Started Early, Took My Dog by Kate Atkinson (Doubleday, £18.99)

Tracy Waterhouse is in her mid-50s, an unfulfilled, lonely, defensive ex-policewoman, when in a moment of madness she makes a life-changing purchase in a seedy shopping complex in Leeds. There is only one witness: Tilly, an elderly actress who is on the verge of senile dementia, but for whom the scene triggers a buried memory from her own tragic past.

Enter Kate Atkinson’s compelling creation, Jackson Brodie, a world-weary detective whose attractiveness somehow oozes off the page. He has been hired by New Zealander Hope McMaster, who was adopted, to find out her Leeds origins.

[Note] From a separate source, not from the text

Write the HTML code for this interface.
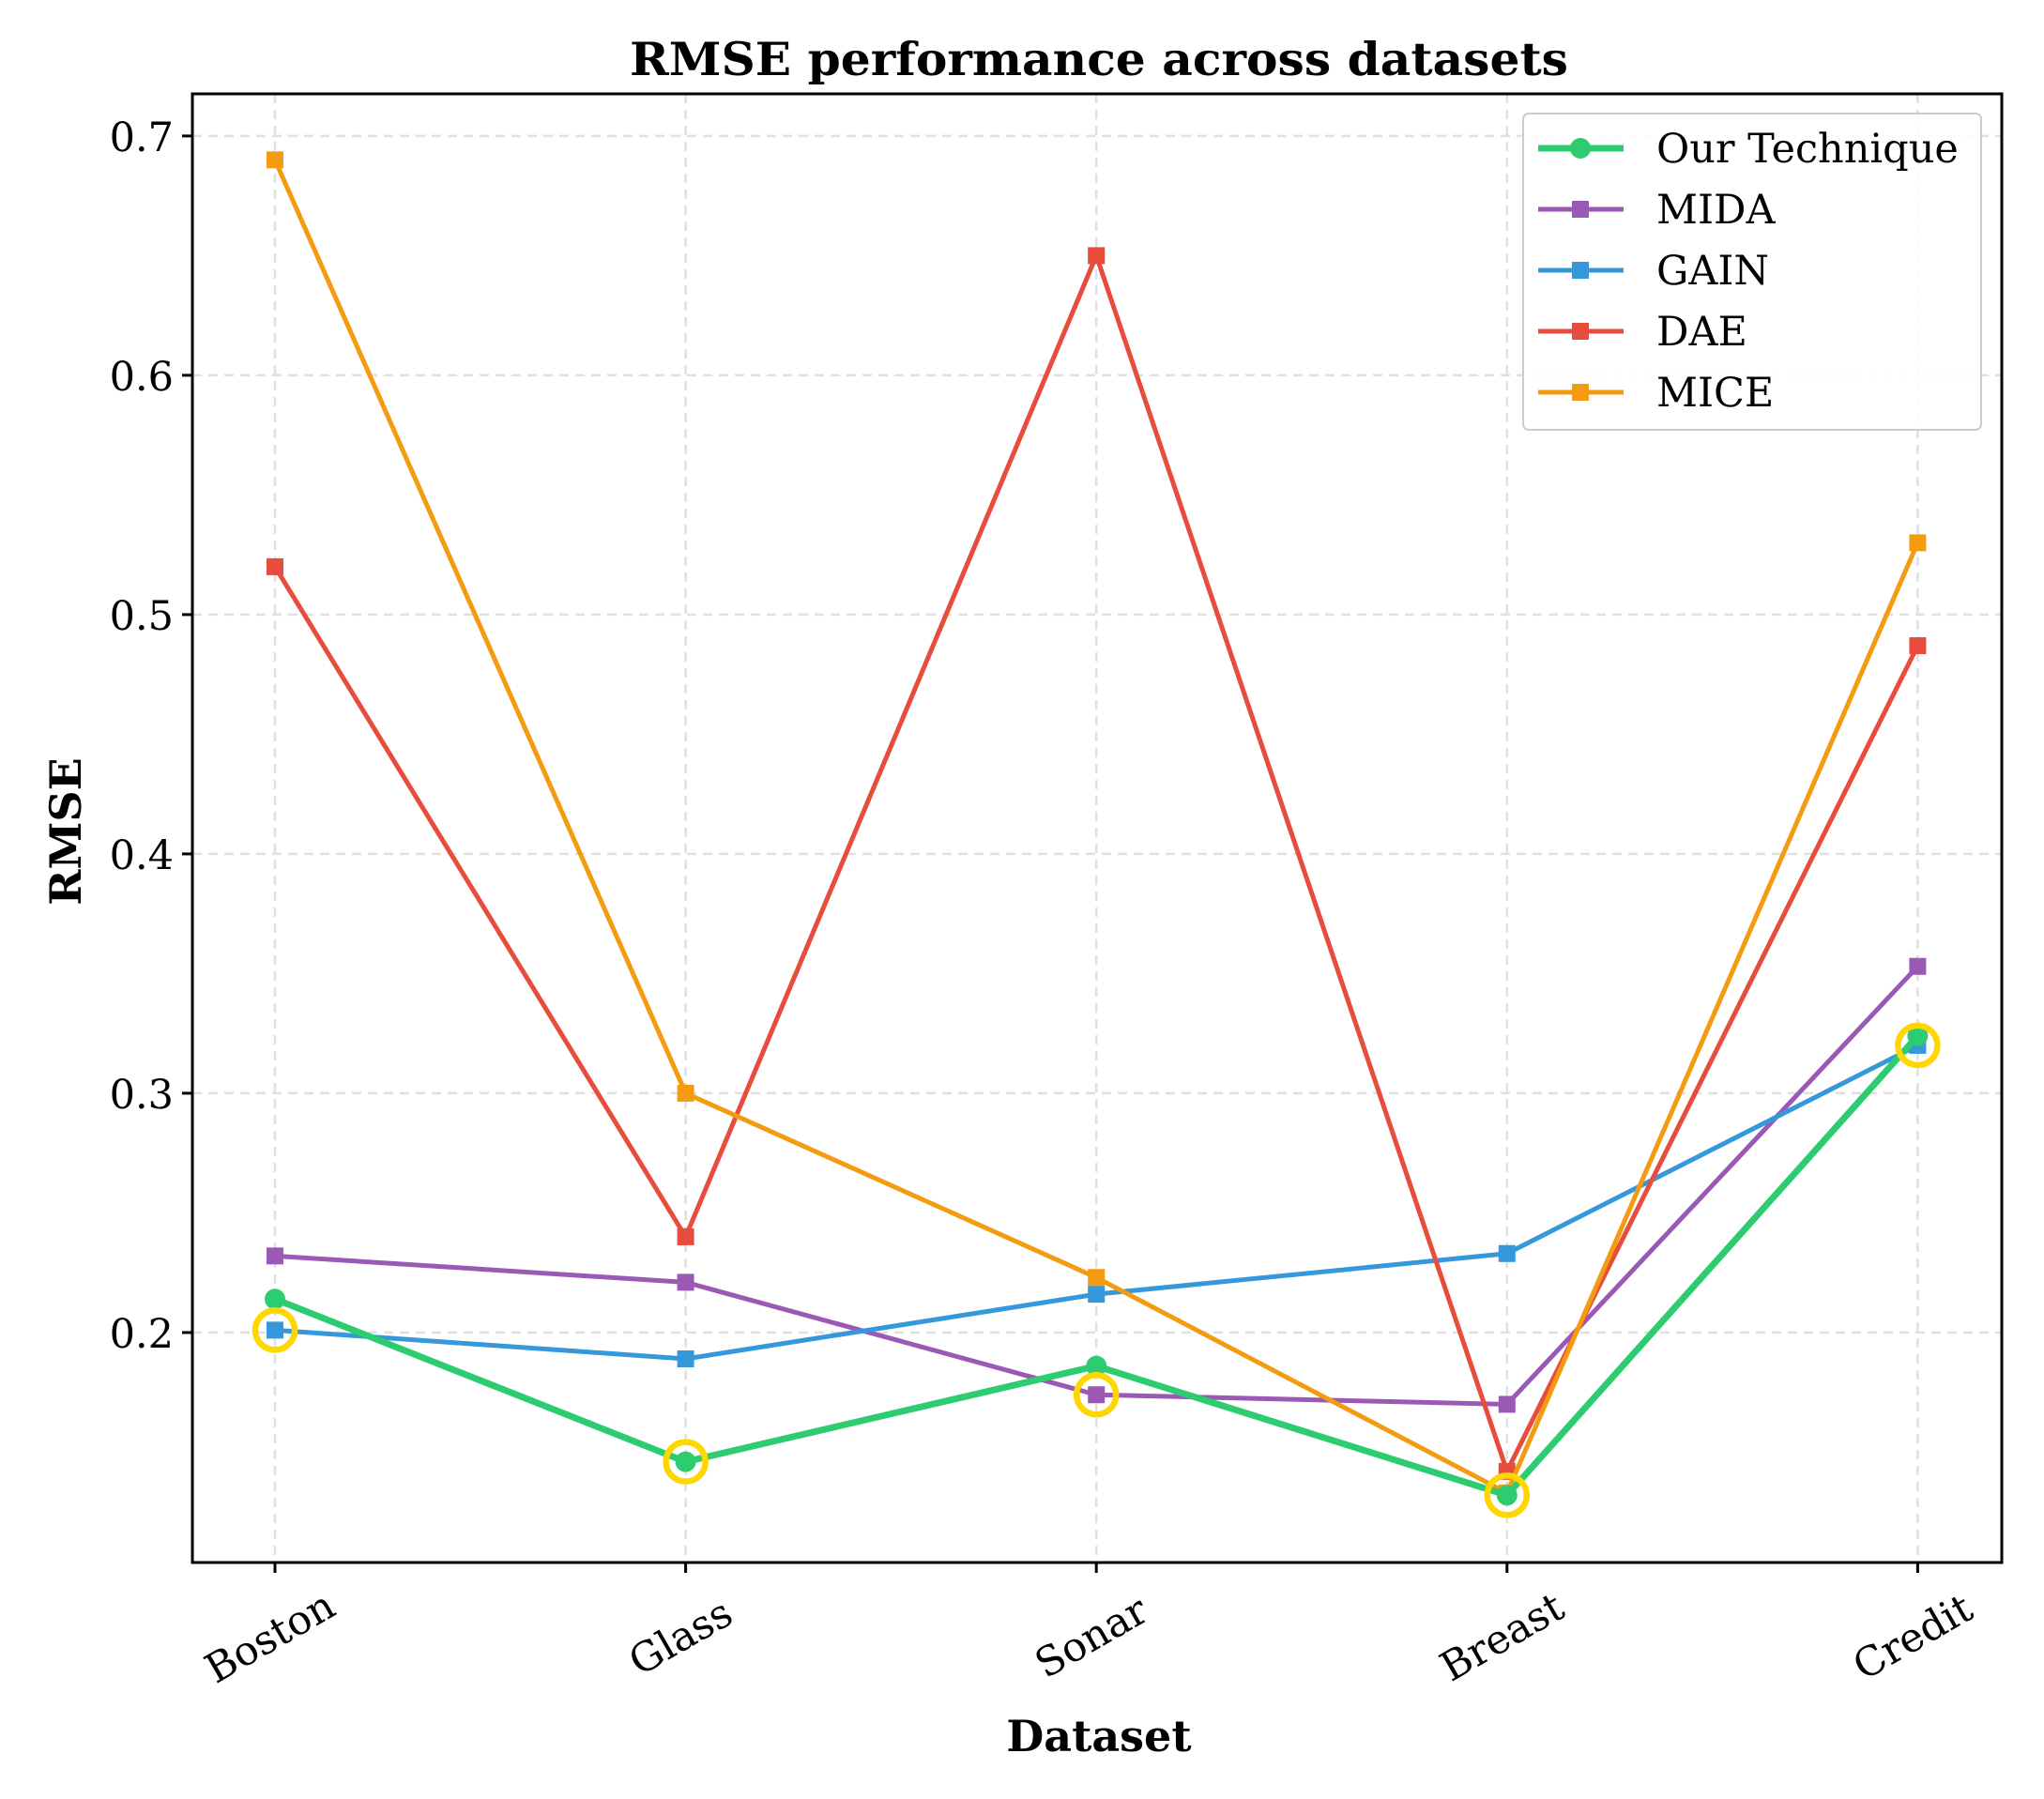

The social worker who handled Hope’s case is strangely reluctant to discuss it, but Tracy Waterhouse’s name is on the file and Brodie knows that somehow it’s connected with the murder of a prostitute in the 1970s. There was clearly a police cover-up and Brodie needs to speak to Tracy, but she is now on the run, and someone else is racing him to get to her.

Labelling Kate Atkinson a crime-writer does not begin to do her originality and humour justice; her characters are reflective, real and funny. In this instance, she is particularly good at conjuring the stifling corruption of a provincial police station, and the mounting paranoia which threatens to disturb their retirement years later.  

A new work by Atkinson is a treat to be is to be saved for a long train journey or afternoon by the fire, when it can be properly appreciated. Brodie, also, deserves to join the cast of cult television detectives, and this is set to happen when the six-part Case Histories hits BBC 1 in early 2011.